O VIGARISTA, DE ED MCBAIN

Neste romance, que é um dos primeiros da série do Distrito 87, a participação da esposa do detetive Steve Carella, Teddy Carella, é mais ampla e intensa, quase de protagonista. Embora seja muda e só se comunique através de sinais e bilhetes, ela é decisiva para a solução do enigma e fica, no desfecho, tête-à-tête com o assassino, que lhe diz, sarcástico, atraído por sua beleza: "Posso falar, você pode prestar atenção e eu não tenho que declamar poesias de amor. Você é sensual também. Água parada mas profunda". Além disso, é nesta aventura que Teddy Carella faz, no ombro, a primeira tatuagem de borboleta, sobre a qual, anos depois, no dia dos namorados, tatuará outra, maior, como símbolo de seu amor pelo marido.

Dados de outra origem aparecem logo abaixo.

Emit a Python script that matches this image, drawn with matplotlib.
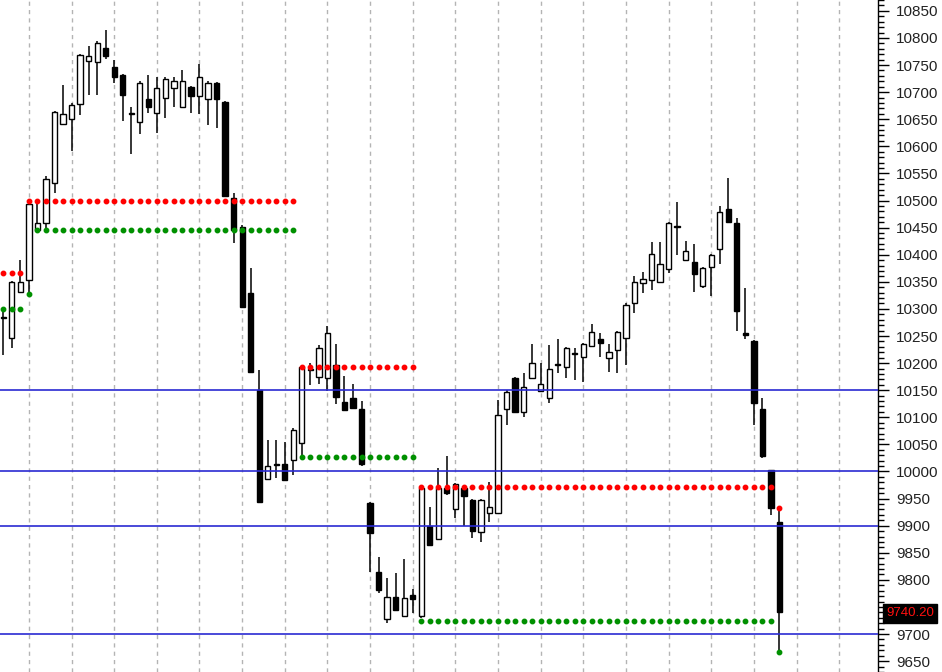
import numpy as np
import matplotlib
matplotlib.use("Agg")
import matplotlib.pyplot as plt
from matplotlib.ticker import MultipleLocator, FixedFormatter
import matplotlib.transforms as mtransforms

plt.rcParams['font.family'] = ['Liberation Sans', 'DejaVu Sans']

# ---- data ----
opens = [10285, 10247, 10332, 10354, 10445, 10459, 10533, 10642, 10651, 10679,
         10758, 10756, 10782, 10747, 10731, 10661, 10644, 10688, 10661, 10690,
         10707, 10672, 10709, 10692, 10687, 10716, 10681, 10504, 10452, 10330,
         10151, 9987, 10014, 10013, 10022, 10052, 10190, 10175, 10172, 10197,
         10129, 10135, 10116, 9941, 9814, 9727, 9768, 9734, 9773, 9734,
         9899, 9876, 9969, 9930, 9969, 9948, 9889, 9924, 9924, 10116,
         10173, 10109, 10173, 10148, 10135, 10198, 10192, 10218, 10212, 10232,
         10245, 10210, 10225, 10247, 10310, 10347, 10354, 10350, 10373, 10453,
         10391, 10386, 10343, 10378, 10411, 10485, 10458, 10255, 10240, 10116,
         10002, 9906]
highs = [10300, 10352, 10391, 10500, 10494, 10545, 10666, 10714, 10680, 10770,
         10785, 10795, 10815, 10760, 10733, 10672, 10721, 10731, 10728, 10727,
         10728, 10741, 10712, 10751, 10720, 10718, 10683, 10513, 10455, 10376,
         10188, 10059, 10059, 10054, 10080, 10195, 10200, 10233, 10269, 10236,
         10177, 10162, 10130, 9943, 9843, 9803, 9812, 9838, 9784, 9972,
         9935, 10007, 10028, 9978, 9972, 9950, 9950, 9980, 10131, 10150,
         10175, 10181, 10236, 10201, 10234, 10245, 10229, 10227, 10238, 10273,
         10256, 10236, 10260, 10310, 10360, 10369, 10423, 10424, 10460, 10498,
         10426, 10419, 10378, 10402, 10490, 10541, 10467, 10339, 10242, 10135,
         10003, 9932]
lows = [10215, 10227, 10330, 10330, 10443, 10445, 10513, 10640, 10592, 10657,
        10694, 10695, 10762, 10716, 10646, 10585, 10622, 10661, 10624, 10653,
        10672, 10670, 10661, 10659, 10640, 10633, 10506, 10421, 10302, 10181,
        9941, 9985, 9988, 9984, 9994, 10030, 10159, 10162, 10149, 10125,
        10112, 10116, 10011, 9815, 9775, 9721, 9743, 9732, 9738, 9729,
        9862, 9874, 9956, 9915, 9899, 9878, 9869, 9906, 9922, 10085,
        10107, 10101, 10170, 10146, 10127, 10181, 10173, 10168, 10166, 10230,
        10212, 10183, 10181, 10197, 10293, 10330, 10335, 10349, 10367, 10399,
        10389, 10332, 10339, 10323, 10383, 10459, 10260, 10245, 10086, 10025,
        9920, 9665]
closes = [10283, 10350, 10350, 10494, 10459, 10540, 10664, 10659, 10677, 10768,
          10766, 10791, 10766, 10727, 10694, 10659, 10716, 10672, 10707, 10725,
          10720, 10720, 10692, 10727, 10716, 10687, 10508, 10445, 10304, 10183,
          9943, 10011, 10012, 9985, 10077, 10192, 10187, 10227, 10256, 10137,
          10114, 10118, 10013, 9886, 9782, 9768, 9745, 9766, 9764, 9970,
          9864, 9970, 9960, 9976, 9954, 9891, 9948, 9934, 10105, 10146,
          10109, 10155, 10201, 10162, 10190, 10196, 10227, 10216, 10236, 10258,
          10238, 10221, 10258, 10308, 10349, 10356, 10402, 10382, 10458, 10451,
          10406, 10364, 10376, 10400, 10478, 10461, 10296, 10252, 10126, 10029,
          9932, 9740.2]

# level segments: (first bar, last bar, price)
red_levels = [(0, 2, 10367), (3, 34, 10500), (35, 48, 10192), (49, 90, 9972), (91, 91, 9932)]
green_levels = [(0, 2, 10299), (3, 3, 10328), (4, 34, 10445), (35, 48, 10026),
                (49, 90, 9725), (91, 91, 9667)]
blue_levels = [10150, 10000, 9900, 9700]
y_ticks = list(range(9650, 10851, 50))
last_price = 9740.20
last_label = "9740.20"

# ---- figure ----
W, H = 942, 672
fig = plt.figure(figsize=(W / 100, H / 100), dpi=100)
ax = fig.add_axes([0, 0, 878 / W, 1])

n = len(opens)
x = np.arange(n)
o = np.array(opens, float)
c = np.array(closes, float)
hi = np.array(highs, float)
lo = np.array(lows, float)

ax.set_xlim(-0.39, 102.55)
ax.set_ylim(9630, 10870)

# vertical dashed grid every 5 bars
for gx in range(3, 103, 5):
    ax.axvline(gx, color='#b4b4b4', lw=1.0, ls=(0, (3, 3)), zorder=0)

# wicks
ax.vlines(x, lo, hi, color='black', lw=1.1, zorder=2)
# bodies
up = c >= o
bottom = np.minimum(o, c)
height = np.maximum(np.abs(c - o), 1.5)
ax.bar(x[up], height[up], bottom=bottom[up], width=0.62, color='white',
       edgecolor='black', linewidth=1.0, zorder=3)
ax.bar(x[~up], height[~up], bottom=bottom[~up], width=0.62, color='black',
       edgecolor='black', linewidth=1.0, zorder=3)

# blue horizontal levels
for lv in blue_levels:
    ax.axhline(lv, color='#2a2ad2', lw=1.2, zorder=4)

# dotted levels
for (s, e, v) in red_levels:
    xs = np.arange(s, e + 1)
    ax.plot(xs, np.full(len(xs), v), ls='none', marker='o', ms=3.2,
            color='#ff0000', mec='#ff0000', zorder=5)
for (s, e, v) in green_levels:
    xs = np.arange(s, e + 1)
    ax.plot(xs, np.full(len(xs), v), ls='none', marker='o', ms=3.2,
            color='#009000', mec='#009000', zorder=5)

# axis styling
for side in ['left', 'top', 'bottom']:
    ax.spines[side].set_visible(False)
ax.spines['right'].set_color('black')
ax.spines['right'].set_linewidth(1.0)
ax.yaxis.tick_right()
ax.set_xticks([])
ax.set_yticks(y_ticks)
# the label at the last-price position is covered by the price box
labels = ['' if abs(t - last_price) < 25 else str(t) for t in y_ticks]
ax.set_yticklabels(labels)
ax.yaxis.set_minor_locator(MultipleLocator(10))
ax.tick_params(axis='y', which='major', length=8, width=1, labelsize=11, pad=5,
               colors='black', labelcolor='#222222')
ax.tick_params(axis='y', which='minor', length=4, width=1)

# last price label
trans = mtransforms.blended_transform_factory(ax.transAxes, ax.transData)
ax.annotate(last_label, xy=(1.0, last_price), xycoords=trans,
            xytext=(8, -1), textcoords='offset pixels', va='center', ha='left',
            color='#ff1010', fontsize=9.5, annotation_clip=False, zorder=10,
            bbox=dict(boxstyle='square,pad=0.25', fc='black', ec='black'))

fig.savefig('out.png', dpi=100)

O início da trama envolve duas mulheres mortas,  encontradas no rio Harb com os corpos em avançado estado de putrefação. Em poucos dias, o detetive Carella se vê diante de um assassino serial que, além de tudo, assina suas vítimas com uma tatuagem. E, diferentemente de outras mulheres sacrificadas, que em geral são fatais e sedutoras, estas não chamavam a atenção dos homens por sua beleza. Isto direciona a investigação para uma evidência crucial: de que as vítimas foram mortas por um motivo preciso e específico, talvez monetário. Como todos os romances policiais do autor, O vigarista (The con man) não se detém apenas no entrecho policial. O narrador faz digressões, expõe fatos paralelos, analisa o contexto socioeconômico, que favorece o crime e a ação dos vigaristas, e até ironiza, metalinguisticamente, com os relatos policiais: "O crime anda solto pelas ruas, e aquele era um excelente dia para se cometer um assassinato. Os vigaristas que escrevem livros policiais não poderiam escolher um dia melhor, teriam imaginado exatamente assim: Uma chuvinha fina e cortante caindo sobre o rio Harb, um céu pesado e cinzento (...). Um close mostraria de repente uma mão saindo da superfície da água, os dedos rijos e esticados". Por outro lado, a história é também uma declaração de amor do detetive Carella à sua esposa, Teddy, sempre generosamente descrita por sua beleza e sensualidade. Tal aspecto não surpreende nem um pouco o leitor de Ed McBain, por saber ele que, como dizem os críticos, o autor praticamente inventou um tipo pessoal de romance policial, ao mesmo tempo fiel à tradição e em nada parecido com nenhum outro.